From the first line of the listing below, retype each line up to and including the one with "const TOP_BACK_LEFT = [219, 158];"; pictures stay out.

Dataset extract:
----
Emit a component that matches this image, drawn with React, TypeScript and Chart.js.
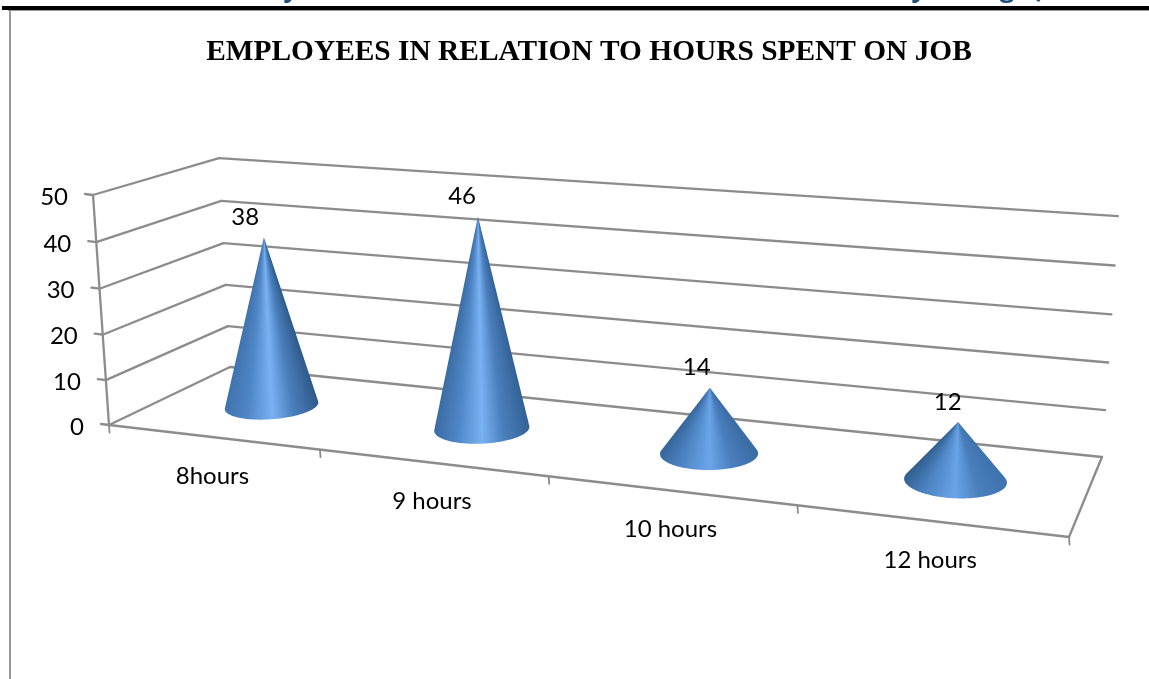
import React, { useEffect, useRef } from "react";
import { Chart, registerables } from "chart.js";

Chart.register(...registerables);

const categories = ["8hours", "9 hours", "10 hours", "12 hours"];
const employees = [38, 46, 14, 12];
const yMin = 0;
const yMax = 50;
const yStep = 10;
const titleText = "EMPLOYEES IN RELATION TO HOURS SPENT ON JOB";
const clippedHeading = [
  { ch: "y", x: 291 },
  { ch: ",", x: 373 },
  { ch: ",", x: 508 },
  { ch: "y", x: 919 },
  { ch: "g", x: 1007 },
  { ch: "(", x: 1037 },
];

const W = 1149;
const H = 679;
const GRID = "#8c8c8c";
const LABEL_FONT = '24px Lato';

// Oblique view of the plot box. Floor corners: front-left, front-right, back-right, back-left.
const P0 = [109, 425];
const P1 = [1069, 537];
const P2 = [1102, 457];
const P3 = [230, 367];
const TOP_FRONT_LEFT = [93, 195];
const TOP_BACK_LEFT = [219, 158];

function buildCamera() {
  const sx = P0[0] - P1[0] + P2[0] - P3[0];
  const sy = P0[1] - P1[1] + P2[1] - P3[1];
  const dx1 = P1[0] - P2[0];
  const dx2 = P3[0] - P2[0];
  const dy1 = P1[1] - P2[1];
  const dy2 = P3[1] - P2[1];
  const den = dx1 * dy2 - dx2 * dy1;
  const g = (sx * dy2 - dx2 * sy) / den;
  const h = (dx1 * sy - sx * dy1) / den;
  const a = P1[0] - P0[0] + g * P1[0];
  const b = P3[0] - P0[0] + h * P3[0];
  const d = P1[1] - P0[1] + g * P1[1];
  const e = P3[1] - P0[1] + h * P3[1];
  // Vertical column from the two known top corners.
  const pw = (b + TOP_FRONT_LEFT[0] - TOP_BACK_LEFT[0] * (1 + h)) /
    (TOP_BACK_LEFT[0] - TOP_FRONT_LEFT[0]);
  const px = TOP_FRONT_LEFT[0] * (1 + pw) - P0[0];
  const py = TOP_FRONT_LEFT[1] * (1 + pw) - P0[1];
  return (u: number, w: number, v: number) => {
    const q = 1 + g * u + h * w + pw * v;
    return [
      (P0[0] + a * u + b * w + px * v) / q,
      (P0[1] + d * u + e * w + py * v) / q,
    ];
  };
}
const project = buildCamera();

function hex(c: string) {
  return [1, 3, 5].map((i) => parseInt(c.slice(i, i + 2), 16));
}
function mixRgb(c1: number[], c2: number[], t: number) {
  return c1.map((v, i) => v + (c2[i] - v) * t);
}
function css(c: number[]) {
  return `rgb(${c.map(Math.round).join(",")})`;
}

function line(ctx: CanvasRenderingContext2D, a: number[], b: number[], width = 2.3, color = GRID) {
  ctx.strokeStyle = color;
  ctx.lineWidth = width;
  ctx.beginPath();
  ctx.moveTo(a[0], a[1]);
  ctx.lineTo(b[0], b[1]);
  ctx.stroke();
}

function drawCone(ctx: CanvasRenderingContext2D, u: number, v: number) {
  const N = 240;
  const RU = 0.049;
  const RW = 0.22;
  const apex = project(u, 0.5, v);
  const base: number[][] = [];
  for (let i = 0; i < N; i++) {
    const t = (i / N) * Math.PI * 2;
    base.push(project(u + RU * Math.cos(t), 0.5 + RW * Math.sin(t), 0));
  }
  let iL = 0;
  let iR = 0;
  let maxA = -Infinity;
  let minA = Infinity;
  base.forEach((p, i) => {
    const ang = Math.atan2(p[1] - apex[1], p[0] - apex[0]);
    if (ang > maxA) { maxA = ang; iL = i; }
    if (ang < minA) { minA = ang; iR = i; }
  });
  const tall = Math.min(1, (base[iL][1] - apex[1]) / 170);
  const left = mixRgb(hex("#4176b2"), hex("#2e5a8a"), u);
  const right = mixRgb(hex("#2b5583"), hex("#4176b4"), u);
  const midL = hex("#4f86c6");
  const midR = hex("#4a7fbd");
  const light = mixRgb(hex("#629ee2"), hex("#7ab1f2"), tall);

  // Shade fans out from the tip. Angles grow from the right edge to the left edge.
  const span = maxA - minA;
  const at = (f: number) => ((1 - f) * span + 0.001) / (Math.PI * 2);
  const grad = (ctx as any).createConicGradient(minA - 0.001, apex[0], apex[1]);
  grad.addColorStop(0, css(right));
  grad.addColorStop(at(0.72), css(midR));
  grad.addColorStop(at(0.5), css(light));
  grad.addColorStop(at(0.25), css(midL));
  grad.addColorStop(at(0), css(left));
  grad.addColorStop(1, css(left));

  ctx.fillStyle = grad;
  ctx.beginPath();
  ctx.moveTo(apex[0], apex[1]);
  const count = (iR - iL + N) % N;
  for (let k = 0; k <= count; k++) {
    const p = base[(iL + k) % N];
    ctx.lineTo(p[0], p[1]);
  }
  ctx.closePath();
  ctx.fill();
}

const obliquePlugin = {
  id: "oblique",
  beforeDraw(chart: any) {
    const { ctx, width, height } = chart;
    ctx.save();
    ctx.fillStyle = "#ffffff";
    ctx.fillRect(0, 0, width, height);

    // Page furniture around the chart.
    ctx.fillStyle = "#1f4e79";
    ctx.font = 'bold 26px "Open Sans"';
    ctx.textAlign = "center";
    ctx.textBaseline = "alphabetic";
    clippedHeading.forEach((c) => ctx.fillText(c.ch, c.x, -3));
    ctx.fillStyle = "#000000";
    ctx.fillRect(2, 6, W - 2, 4);
    ctx.fillStyle = "#999999";
    ctx.fillRect(8, 10, W - 8, 1);
    ctx.fillRect(9, 10, 2, H - 10);
    ctx.restore();
  },
  beforeDatasetsDraw(chart: any) {
    const { ctx, chartArea, scales } = chart;
    const x = scales.x;
    const y = scales.y;
    const toU = (px: number) => (px - chartArea.left) / chartArea.width;
    const toV = (py: number) => (chartArea.bottom - py) / chartArea.height;
    ctx.save();
    ctx.lineCap = "round";

    // Value gridlines run along the side wall and across the back wall.
    y.ticks.forEach((tick: any) => {
      const v = toV(y.getPixelForValue(tick.value));
      const front = project(0, 0, v);
      const backL = project(0, 1, v);
      const backR = project(1, 1, v);
      line(ctx, front, backL);
      line(ctx, backL, backR);
      line(ctx, [front[0] - 8, front[1] - 1], front);
      ctx.fillStyle = "#000000";
      ctx.font = LABEL_FONT;
      ctx.textAlign = "right";
      ctx.textBaseline = "middle";
      ctx.fillText(tick.label, front[0] - 25, front[1] + 2);
    });

    // Value axis and floor outline.
    line(ctx, project(0, 0, 1), project(0, 0, 0));
    line(ctx, project(0, 0, 0), project(1, 0, 0));
    line(ctx, project(1, 0, 0), project(1, 1, 0));

    // Category ticks and labels along the front edge of the floor.
    for (let i = 0; i <= categories.length; i++) {
      const p = project(toU(x.getPixelForValue(i - 0.5)), 0, 0);
      line(ctx, p, [p[0] + 0.5, p[1] + 7.5], 1.8);
    }
    categories.forEach((label, i) => {
      const p = project(toU(x.getPixelForValue(i)), 0, 0);
      ctx.fillStyle = "#000000";
      ctx.font = LABEL_FONT;
      ctx.textAlign = "center";
      ctx.textBaseline = "middle";
      ctx.fillText(label, p[0], p[1] + 39);
    });
    ctx.restore();
  },
  afterDatasetsDraw(chart: any) {
    const { ctx, chartArea } = chart;
    const meta = chart.getDatasetMeta(0);
    ctx.save();
    meta.data.forEach((el: any, i: number) => {
      const u = (el.x - chartArea.left) / chartArea.width;
      const v = (chartArea.bottom - el.y) / chartArea.height;
      drawCone(ctx, u, v);
      const apex = project(u, 0.5, v);
      ctx.fillStyle = "#000000";
      ctx.font = LABEL_FONT;
      ctx.textAlign = "center";
      ctx.textBaseline = "middle";
      ctx.fillText(String(employees[i]), apex[0] - 20 + 11 * u, apex[1] - 20);
    });
    ctx.restore();
  },
};

export default function App() {
  const ref = useRef<HTMLCanvasElement>(null);
  useEffect(() => {
    const chart = new Chart(ref.current as HTMLCanvasElement, {
      type: "bar",
      data: {
        labels: categories,
        datasets: [
          {
            label: "Employees",
            data: employees,
            backgroundColor: "rgba(0,0,0,0)",
            borderWidth: 0,
          },
        ],
      },
      options: {
        responsive: false,
        animation: false,
        events: [],
        layout: { padding: { left: P0[0], right: W - P1[0], top: 38, bottom: H - P0[1] } },
        plugins: {
          legend: { display: false },
          tooltip: { enabled: false },
          title: {
            display: true,
            text: titleText,
            color: "#000000",
            font: { family: '"Liberation Serif"', size: 29.4, weight: "bold", lineHeight: 1 },
            padding: { top: 0, bottom: 127.6 },
          },
        },
        scales: {
          x: { display: false },
          y: { display: false, min: yMin, max: yMax, ticks: { stepSize: yStep } },
        },
      },
      plugins: [obliquePlugin],
    } as any);
    return () => chart.destroy();
  }, []);
  return (
    <canvas
      ref={ref}
      width={W}
      height={H}
      style={{ position: "absolute", left: 0, top: 0, display: "block" }}
    />
  );
}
----
Expected output:
Emit a component that matches this image, drawn with React, TypeScript and Chart.js.
import React, { useEffect, useRef } from "react";
import { Chart, registerables } from "chart.js";

Chart.register(...registerables);

const categories = ["8hours", "9 hours", "10 hours", "12 hours"];
const employees = [38, 46, 14, 12];
const yMin = 0;
const yMax = 50;
const yStep = 10;
const titleText = "EMPLOYEES IN RELATION TO HOURS SPENT ON JOB";
const clippedHeading = [
  { ch: "y", x: 291 },
  { ch: ",", x: 373 },
  { ch: ",", x: 508 },
  { ch: "y", x: 919 },
  { ch: "g", x: 1007 },
  { ch: "(", x: 1037 },
];

const W = 1149;
const H = 679;
const GRID = "#8c8c8c";
const LABEL_FONT = '24px Lato';

// Oblique view of the plot box. Floor corners: front-left, front-right, back-right, back-left.
const P0 = [109, 425];
const P1 = [1069, 537];
const P2 = [1102, 457];
const P3 = [230, 367];
const TOP_FRONT_LEFT = [93, 195];
const TOP_BACK_LEFT = [219, 158];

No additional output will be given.